Stocked with only a hostel address and a belly full of McDonalds, we boarded an airplane in Dubai, half full with Brobdingnagian body builders and others who looked like they knew where they were going. We didn’t. Shouldn’t I feel like I’m going home at long last? said the Caucasian in me. It is, after all, the Caucasus. But the feeling didn’t take, and I settled in excitedly for our trip north (“it’s north right?”) — to a capital city whose name I’d learned a month earlier, in a country I couldn’t yet place on a globe.

Baku is calculated city filled with spontaneous people. Or is it the other way around… somehow, in the hustle and bustle that surrounds and penetrates the walls of the millenium-old “Inner City,” a sense of order prevails — the sense that someone knows exactly what’s supposed to be going on. The popular section of downtown near İçəri Şəhər (ih-cherry sha-har), the “Old” or “Inner’ City, could compete for most fountains per-capita, with wide, immaculate stone boulevards reminiscent of Vienna or Fritz Lang’s “Metropolis”. In this small section of town where Medieval meets Soviet and the urban plans of a new and liberated city, folks mingle to the sounds of construction and cultures smashing together.

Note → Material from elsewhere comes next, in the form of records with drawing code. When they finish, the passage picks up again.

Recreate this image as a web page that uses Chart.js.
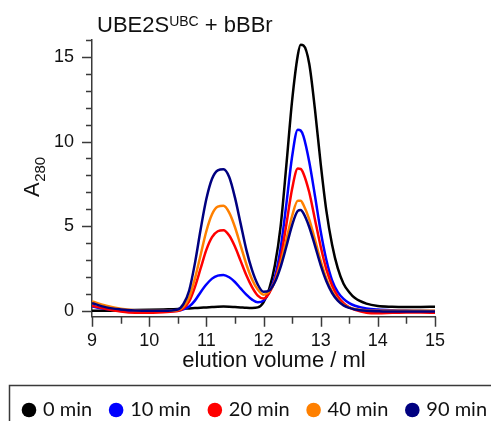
<!DOCTYPE html>
<html>
<head>
<meta charset="utf-8">
<script src="https://cdn.jsdelivr.net/npm/chart.js@4.4.1/dist/chart.umd.min.js"></script>
<style>
  html, body { margin: 0; padding: 0; background: #fff; }
</style>
</head>
<body>
<canvas id="sec-chart" width="491" height="421"></canvas>
<script>
// elution volume (ml) — shared x positions for every trace
const elution = [9.0, 9.25, 9.5, 9.75, 10.0, 10.25, 10.5, 10.6, 10.7, 10.8, 10.9, 11.0, 11.1, 11.2, 11.3, 11.4, 11.5, 11.6, 11.7, 11.8, 11.9, 12.0, 12.1, 12.2, 12.3, 12.4, 12.5, 12.6, 12.65, 12.7, 12.8, 12.9, 13.0, 13.1, 13.2, 13.3, 13.4, 13.5, 13.6, 13.8, 14.0, 14.25, 14.5, 14.75, 15.0];

// A280 traces
const a0min  = [0.0, 0.0, 0.02, 0.04, 0.06, 0.08, 0.1, 0.12, 0.14, 0.16, 0.18, 0.2, 0.22, 0.24, 0.25, 0.24, 0.22, 0.2, 0.18, 0.17, 0.2, 0.5, 1.3, 2.7, 5.0, 8.6, 12.4, 15.1, 15.72, 15.68, 14.6, 11.9, 8.7, 5.9, 3.9, 2.5, 1.6, 1.1, 0.75, 0.42, 0.28, 0.24, 0.23, 0.23, 0.24];
const a10min = [0.25, 0.1, 0.02, -0.02, -0.03, -0.02, 0.0, 0.08, 0.25, 0.6, 1.1, 1.55, 1.9, 2.08, 2.12, 1.98, 1.7, 1.32, 0.95, 0.66, 0.5, 0.6, 1.1, 2.0, 3.7, 6.3, 9.1, 10.7, 10.65, 10.3, 8.8, 6.8, 4.7, 3.0, 1.8, 1.1, 0.7, 0.45, 0.3, 0.14, 0.07, 0.03, 0.01, 0.0, -0.02];
const a20min = [0.3, 0.1, -0.05, -0.12, -0.12, -0.08, -0.02, 0.15, 0.55, 1.4, 2.5, 3.6, 4.35, 4.7, 4.76, 4.45, 3.8, 2.95, 2.1, 1.4, 0.9, 0.72, 1.05, 1.8, 3.1, 5.1, 7.2, 8.4, 8.38, 8.1, 7.0, 5.4, 3.8, 2.45, 1.5, 0.85, 0.45, 0.2, 0.05, -0.12, -0.15, -0.12, -0.1, -0.1, -0.12];
const a40min = [0.55, 0.3, 0.12, 0.03, 0.0, 0.0, 0.05, 0.25, 0.8, 1.9, 3.3, 4.7, 5.7, 6.15, 6.2, 5.8, 4.95, 3.85, 2.75, 1.85, 1.25, 0.95, 1.15, 1.75, 2.8, 4.2, 5.6, 6.5, 6.5, 6.25, 5.4, 4.2, 2.95, 1.9, 1.15, 0.65, 0.35, 0.2, 0.1, 0.02, 0.0, 0.0, 0.0, 0.0, 0.0];
const a90min = [0.45, 0.2, 0.08, 0.02, 0.0, 0.0, 0.08, 0.4, 1.2, 2.8, 4.8, 6.6, 7.8, 8.3, 8.36, 7.9, 6.7, 5.15, 3.6, 2.4, 1.55, 1.12, 1.2, 1.7, 2.6, 3.8, 5.05, 5.9, 5.95, 5.75, 4.95, 3.85, 2.7, 1.75, 1.05, 0.6, 0.32, 0.17, 0.08, 0.0, -0.03, -0.05, -0.05, -0.05, -0.05];

const seriesNames = ['0 min', '10 min', '20 min', '40 min', '90 min'];
const seriesColors = ['#000000', '#0000ff', '#ff0000', '#ff8000', '#000080'];

const xTicks = [9, 9.5, 10, 10.5, 11, 11.5, 12, 12.5, 13, 13.5, 14, 14.5, 15];
const yTicks = [0, 1, 2, 3, 4, 5, 6, 7, 8, 9, 10, 11, 12, 13, 14, 15, 16];

const axisColor = '#3a3a3a';
const labelFont = "'Liberation Sans', Arial, sans-serif";
const legendFont = "Lato, 'Open Sans', sans-serif";

const traces = [a0min, a10min, a20min, a40min, a90min];

// ticks, axis titles, panel title and the boxed legend underneath
const decorations = {
  id: 'decorations',
  afterDraw(chart) {
    const { ctx, scales: { x, y } } = chart;
    ctx.save();
    ctx.strokeStyle = axisColor;
    ctx.lineWidth = 1.5;
    ctx.beginPath();
    x.ticks.forEach(t => {
      const px = Math.round(x.getPixelForValue(t.value)) + 0.5;
      const len = Number.isInteger(t.value) ? 10 : 7;
      ctx.moveTo(px, x.top);
      ctx.lineTo(px, x.top + len);
    });
    y.ticks.forEach(t => {
      const py = Math.round(y.getPixelForValue(t.value)) + 0.5;
      const len = t.value % 5 === 0 ? 10 : 6;
      ctx.moveTo(y.right, py);
      ctx.lineTo(y.right - len, py);
    });
    ctx.stroke();

    ctx.fillStyle = '#111';
    ctx.textBaseline = 'alphabetic';

    // panel title with superscript
    ctx.textAlign = 'left';
    ctx.font = '22px ' + labelFont;
    let tx = 97;
    ctx.fillText('UBE2S', tx, 32);
    tx += ctx.measureText('UBE2S').width;
    ctx.font = '14px ' + labelFont;
    ctx.fillText('UBC', tx, 26);
    tx += ctx.measureText('UBC').width;
    ctx.font = '22px ' + labelFont;
    ctx.fillText(' + bBBr', tx, 32);

    // x title
    ctx.textAlign = 'center';
    ctx.fillText('elution volume / ml', 274, 367);

    // y title A280 with subscript
    ctx.save();
    ctx.translate(39, 197);
    ctx.rotate(-Math.PI / 2);
    ctx.textAlign = 'left';
    ctx.font = '22px ' + labelFont;
    ctx.fillText('A', 0, 0);
    const aw = ctx.measureText('A').width;
    ctx.font = '15px ' + labelFont;
    ctx.fillText('280', aw + 0.5, 6);
    ctx.restore();

    // legend frame (runs off the right and bottom edges)
    ctx.strokeStyle = axisColor;
    ctx.lineWidth = 1.5;
    ctx.strokeRect(9.5, 385.5, 520, 80);

    // legend entries, one row
    ctx.textAlign = 'left';
    ctx.font = '20px ' + legendFont;
    let lx = 29;
    chart.data.datasets.forEach(ds => {
      ctx.fillStyle = ds.borderColor;
      ctx.beginPath();
      ctx.arc(lx, 410, 7.3, 0, Math.PI * 2);
      ctx.fill();
      ctx.fillStyle = '#111';
      ctx.fillText(ds.label, lx + 14, 416);
      lx += 14 + ctx.measureText(ds.label).width + 24;
    });
    ctx.restore();
  }
};

new Chart(document.getElementById('sec-chart').getContext('2d'), {
  type: 'line',
  data: {
    datasets: traces.map((vals, i) => ({
      label: seriesNames[i],
      data: vals.map((v, j) => ({ x: elution[j], y: v })),
      borderColor: seriesColors[i],
      backgroundColor: seriesColors[i],
      borderWidth: 2.5,
      pointRadius: 0,
      cubicInterpolationMode: 'monotone',
      order: 4 - i
    }))
  },
  options: {
    responsive: false,
    animation: false,
    layout: { padding: { left: 9, top: 40, right: 0, bottom: 0 } },
    plugins: {
      title: { display: false },
      tooltip: { enabled: false },
      legend: { display: false }
    },
    scales: {
      x: {
        type: 'linear',
        min: 9,
        max: 15,
        afterBuildTicks: s => { s.ticks = xTicks.map(v => ({ value: v })); },
        afterFit: s => { s.height = 104.3; },
        grid: { display: false, drawTicks: false },
        border: { display: true, color: axisColor, width: 1.5 },
        ticks: {
          autoSkip: false,
          maxRotation: 0,
          padding: 14,
          color: '#111',
          font: { family: labelFont, size: 18 },
          callback: v => Number.isInteger(v) ? String(v) : ''
        }
      },
      y: {
        type: 'linear',
        min: -0.35,
        max: 16,
        afterBuildTicks: s => { s.ticks = yTicks.map(v => ({ value: v })); },
        afterFit: s => { s.width = 83; },
        grid: { display: false, drawTicks: false },
        border: { display: true, color: axisColor, width: 1.5 },
        ticks: {
          autoSkip: false,
          padding: 18,
          color: '#111',
          font: { family: labelFont, size: 18 },
          callback: v => v % 5 === 0 ? String(v) : ''
        }
      },
      yRight: {
        position: 'right',
        display: true,
        afterFit: s => { s.width = 56; },
        grid: { display: false, drawTicks: false },
        border: { display: false },
        ticks: { display: false }
      }
    }
  },
  plugins: [decorations]
});
</script>
</body>
</html>
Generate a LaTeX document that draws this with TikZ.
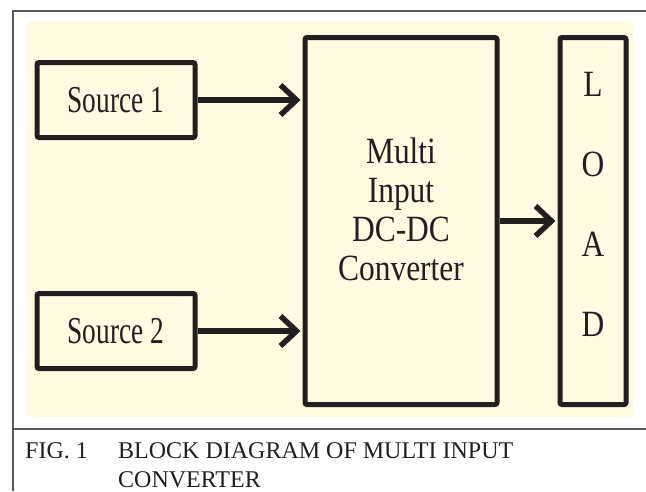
\documentclass[tikz,border=0pt]{standalone}
\usepackage{fontspec}
\setmainfont{Liberation Serif}
\newfontfamily\BlockFont[FakeStretch=0.72]{Liberation Serif}
\newfontfamily\WideFont[FakeStretch=0.85]{Liberation Serif}
\usepackage{xcolor}
\definecolor{ColBg}{RGB}{255,251,226}
\definecolor{ColLine}{RGB}{35,31,32}
\definecolor{ColFrame}{RGB}{90,90,90}
\usetikzlibrary{arrows.meta}
\tikzstyle{Block}=[draw=ColLine,line width=5pt,rounded corners=2pt,
inner sep=0pt,text=ColLine,align=center]
\tikzstyle{BlockText}=[inner sep=0pt,text=ColLine,align=center]
\tikzstyle{Edge}=[draw=ColLine,line width=5.5pt,shorten >=2pt,
-{Straight Barb[length=16pt,width=30pt]}]
\tikzstyle{Frame}=[draw=ColFrame,line width=1.4pt]
\tikzstyle{Caption}=[font=\fontsize{24}{29}\selectfont,text=ColLine,
inner sep=0pt,anchor=base west]

\begin{document}
\begin{tikzpicture}[x=1pt,y=-1pt]
    \useasboundingbox(0,0)rectangle(646,491);
    \fill[ColBg](27,22)rectangle(633,417);
    \draw[Frame](646,11)--(13,11)--(13,491);
    \draw[Frame](13,429)--(646,429);
    \node[Block,minimum width=158pt,minimum height=75pt,
        font=\BlockFont\fontsize{38}{40}\selectfont](src1)at(116,100)
        {Source 1};
    \node[Block,minimum width=158pt,minimum height=75pt,
        font=\BlockFont\fontsize{38}{40}\selectfont](src2)at(116,331)
        {Source 2};
    \node[Block,minimum width=192pt,minimum height=367pt](conv)
        at(401,221){};
    \node[Block,minimum width=66pt,minimum height=367pt](load)
        at(593,221){};
    \node[BlockText,font=\WideFont\fontsize{37}{39}\selectfont](convtxt)
        at(401,209){Multi\\Input\\DC-DC\\Converter};
    \node[BlockText,font=\WideFont\fontsize{37}{80}\selectfont](loadtxt)
        at(593,204){L\\O\\A\\D};
    \draw[Edge](src1)--(src1-|conv.west);
    \draw[Edge](src2)--(src2-|conv.west);
    \draw[Edge](conv)--(load);
    \node[Caption](fig)at(25,458){FIG. 1};
    \node[Caption](cap)at(118,458){BLOCK DIAGRAM OF MULTI INPUT};
    \node[Caption](capb)at(118,487){CONVERTER};
\end{tikzpicture}
\end{document}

But a traveler also gets the feeling that most of the smashing is in yesterday’s history — that Persian traditions, Turkish culture and Russian influence have already been absorbed, and that the modern result is a cocktail that is almost exclusively Azeri. This is not like the New York of today, where we eat sitting on the floor to “try something new”. This is like the New York of tomorrow, where we pick up tacos with chopsticks because it’s what we’ve been doing for years.